Lawyers who have represented operating companies in commission proceedings claim that patent assertion entities lack the investment to constitute a domestic industry since their business models tend to rely on litigation settlements.
The commission's pilot program launch came in the same month that the Obama Administration announced a broad agenda of policy recommendations and legislative proposals seeking to restrict lawsuits by holding companies, known critically as trolls.
The Federal Trade Commission, another executive branch agency, also announced last month that it would investigate the business practices of such entities. Large Silicon Valley companies, some of which directly compete against each other, have banded together to push for favorable changes in the International Trade Commission.

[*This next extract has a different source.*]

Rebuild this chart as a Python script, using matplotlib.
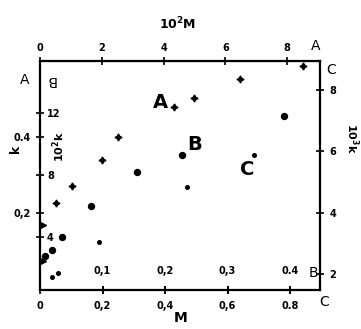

A lobbying body known as the ITC Working Group, which counts Apple Inc., Broadcom Corp., Cisco Systems Inc., Google Inc., Hewlett-Packard Co., Intel Corp. and Oracle Corp. among its members, hailed the pilot program.
Keker & Van Nest LLP partner Ashok Ramani said he did not know if non-practicing entities would be dissuaded from pursing infringement claims by the new procedure. He noted that these patent holding companies have successfully argued to both the commission and the U.S. Court of Appeals for the Federal Circuit that litigation costs are instrumental to licensing efforts.
"I think domestic industry requirements are relatively clear from the commission and the Federal Circuit, and it's clear a non-practicing entity can satisfy domestic industry requirements so long as you provide a nexus to licensing," Ramani said. "Some people think this will drastically reduce NPE litigation. I don't know if that will be the case."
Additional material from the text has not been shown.